--- start ---

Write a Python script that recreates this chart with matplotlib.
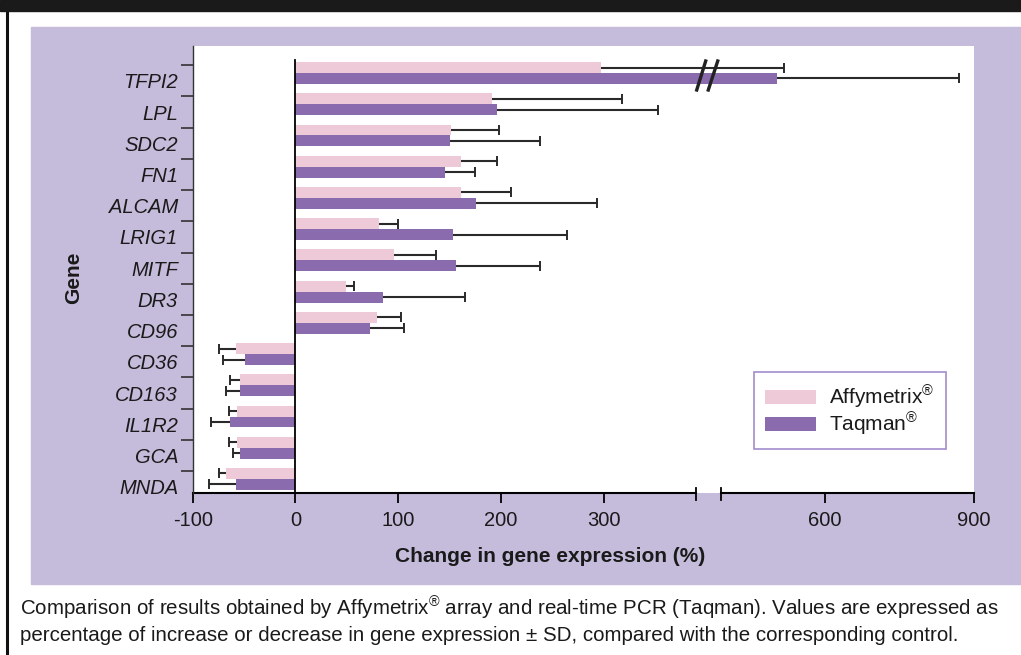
import numpy as np
import matplotlib
matplotlib.use("Agg")
import matplotlib.pyplot as plt
from matplotlib.lines import Line2D
from matplotlib.patches import Rectangle

plt.rcParams["font.family"] = ["Liberation Sans", "DejaVu Sans"]
plt.rcParams["mathtext.fontset"] = "custom"
plt.rcParams["mathtext.rm"] = "Liberation Sans"
plt.rcParams["mathtext.it"] = "Liberation Sans:italic"
plt.rcParams["mathtext.bf"] = "Liberation Sans:bold"

# ------------------------------------------------------------------ data
genes = ["TFPI2", "LPL", "SDC2", "FN1", "ALCAM", "LRIG1", "MITF", "DR3",
         "CD96", "CD36", "CD163", "IL1R2", "GCA", "MNDA"]
affy = [297, 191, 151, 161, 161, 81, 96, 49, 79, -58, -54, -57, -57, -68]
affy_sd = [220, 127, 47, 35, 49, 19, 41, 8, 24, 16, 10, 8, 8, 6]
taq = [503, 196, 150, 145, 176, 153, 156, 85, 72, -49, -54, -64, -54, -58]
taq_sd = [366, 157, 88, 30, 117, 111, 82, 80, 34, 22, 14, 18, 7, 26]
xticks = [-100, 0, 100, 200, 300, 600, 900]

PINK = "#EEC9D8"
PURPLE = "#8A6BAE"
PANEL = "#C5BBDB"
INK = "#1a1a1a"

# broken x axis: linear up to 390, then compressed
BRK, GAP, K = 390.0, 23.7, 0.483


def fwd(v):
    v = np.asarray(v, dtype=float)
    return np.where(v <= BRK, v, BRK + GAP + (v - BRK) * K)


def inv(u):
    u = np.asarray(u, dtype=float)
    return np.where(u <= BRK, u,
                    np.where(u < BRK + GAP, BRK, BRK + (u - BRK - GAP) / K))


W, H = 1021, 655
fig = plt.figure(figsize=(W / 100, H / 100), dpi=100)

# frame pieces (behind the axes)
fig.patches.append(Rectangle((0, 1 - 11 / H), 1, 11 / H, transform=fig.transFigure,
                             color="#1a1a1a", zorder=-10))
fig.patches.append(Rectangle((31 / W, 1 - 584 / H), 1 - 31 / W, (584 - 27) / H,
                             transform=fig.transFigure, color=PANEL, zorder=-10))
fig.lines.append(Line2D([6.5 / W, 6.5 / W], [0, 1 - 11 / H], transform=fig.transFigure,
                        color="#111111", lw=2.2, zorder=-10))

ax_l, ax_r, ax_t, ax_b = 192.7, 974.0, 46.0, 492.7
ax = fig.add_axes([ax_l / W, 1 - ax_b / H, (ax_r - ax_l) / W, (ax_b - ax_t) / H])
ax.set_zorder(1)
ax.set_facecolor("white")
ax.set_xscale("function", functions=(fwd, inv))
ax.set_xlim(-100, 900)

y = np.arange(len(genes))
ax.set_ylim(13.44, -0.865)

bh = 0.35
b1 = ax.barh(y - bh / 2, affy, height=bh, color=PINK, label="Affymetrix$^{\\mathrm{®}}$", zorder=2)
b2 = ax.barh(y + bh / 2, taq, height=bh, color=PURPLE, label="Taqman$^{\\mathrm{®}}$", zorder=2)

# one-sided error bars (away from zero)
for vals, sds, yy in ((affy, affy_sd, y - bh / 2), (taq, taq_sd, y + bh / 2)):
    vals = np.asarray(vals, float)
    ends = vals + np.sign(vals) * np.asarray(sds, float)
    ax.hlines(yy, vals, ends, color="#2a2a2a", lw=1.5, zorder=3)
    ax.plot(ends, yy, ls="none", marker="|", ms=7, mew=1.4, color="#2a2a2a", zorder=3)

# zero line
ax.axvline(0, ymin=0, ymax=(ax_b - 60) / (ax_b - ax_t), color="black", lw=1.3, zorder=4)

# spines
for s in ("top", "right", "bottom"):
    ax.spines[s].set_visible(False)
ax.spines["left"].set_color("#333333")
ax.spines["left"].set_linewidth(1.0)

x0, x1 = fwd(-100), fwd(900)
fa = float((fwd(BRK) - x0) / (x1 - x0))
fb = float((BRK + GAP - x0) / (x1 - x0))
ax.plot([0, fa], [0, 0], transform=ax.transAxes, color="black", lw=1.5, clip_on=False)
ax.plot([fb, 1], [0, 0], transform=ax.transAxes, color="black", lw=1.5, clip_on=False)
for f in (fa, fb):
    ax.plot([f, f], [0.0105, -0.0163], transform=ax.transAxes, color="black",
            lw=1.3, clip_on=False)

# break marks on the TFPI2 bar
ax.plot([0.6566, 0.6451], [0.9664, 0.9015], transform=ax.transAxes, color="#222222", lw=2.4, zorder=5)
ax.plot([0.6720, 0.6599], [0.9664, 0.9015], transform=ax.transAxes, color="#222222", lw=2.4, zorder=5)

# x ticks
ax.set_xticks(xticks)
ax.set_xticklabels([str(t) for t in xticks])
ax.xaxis.set_minor_locator(matplotlib.ticker.NullLocator())
ax.tick_params(axis="x", direction="out", length=7, width=1.3, color="black",
               labelsize=14.5, pad=6, labelcolor=INK)

# y ticks: labels between tick marks
ax.set_yticks(y + 0.25)
ax.set_yticklabels(genes, fontstyle="italic")
ax.set_yticks(y - 0.25, minor=True)
ax.tick_params(axis="y", which="major", length=0, pad=10.5, labelsize=14.5, labelcolor=INK)
ax.tick_params(axis="y", which="minor", direction="out", length=9, width=1.2, color="#333333")

leg = ax.legend(handles=[b1, b2], loc="upper left", bbox_to_anchor=(0.7184, 0.270),
                borderaxespad=0, frameon=True, fancybox=False, fontsize=15,
                handlelength=2.45, handleheight=0.62, handletextpad=0.6,
                borderpad=0.55, labelspacing=0.0)
leg.get_frame().set_edgecolor("#8C6FBF")
leg.get_frame().set_linewidth(1.2)
for t in leg.get_texts():
    t.set_color(INK)

fig.text(550 / W, 1 - 557 / H, "Change in gene expression (%)", ha="center", va="center",
         fontsize=15, fontweight="bold", color=INK)
fig.text(74 / W, 1 - 278 / H, "Gene", ha="center", va="center", rotation=90,
         fontsize=15, fontweight="bold", color=INK)

fig.text(20 / W, 1 - 616 / H,
         "Comparison of results obtained by Affymetrix$^{\\mathrm{®}}$ array and real-time PCR "
         "(Taqman). Values are expressed as",
         ha="left", va="baseline", fontsize=14.8, color=INK)
fig.text(20 / W, 1 - 641 / H,
         "percentage of increase or decrease in gene expression \u00b1 SD, compared with the "
         "corresponding control.",
         ha="left", va="baseline", fontsize=14.8, color=INK)

fig.savefig("out.png", dpi=100, facecolor="white")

--- end ---

Find each line holding the word "with" and copy it.

Write a Python script that recreates this chart with matplotlib.
         "percentage of increase or decrease in gene expression \u00b1 SD, compared with the "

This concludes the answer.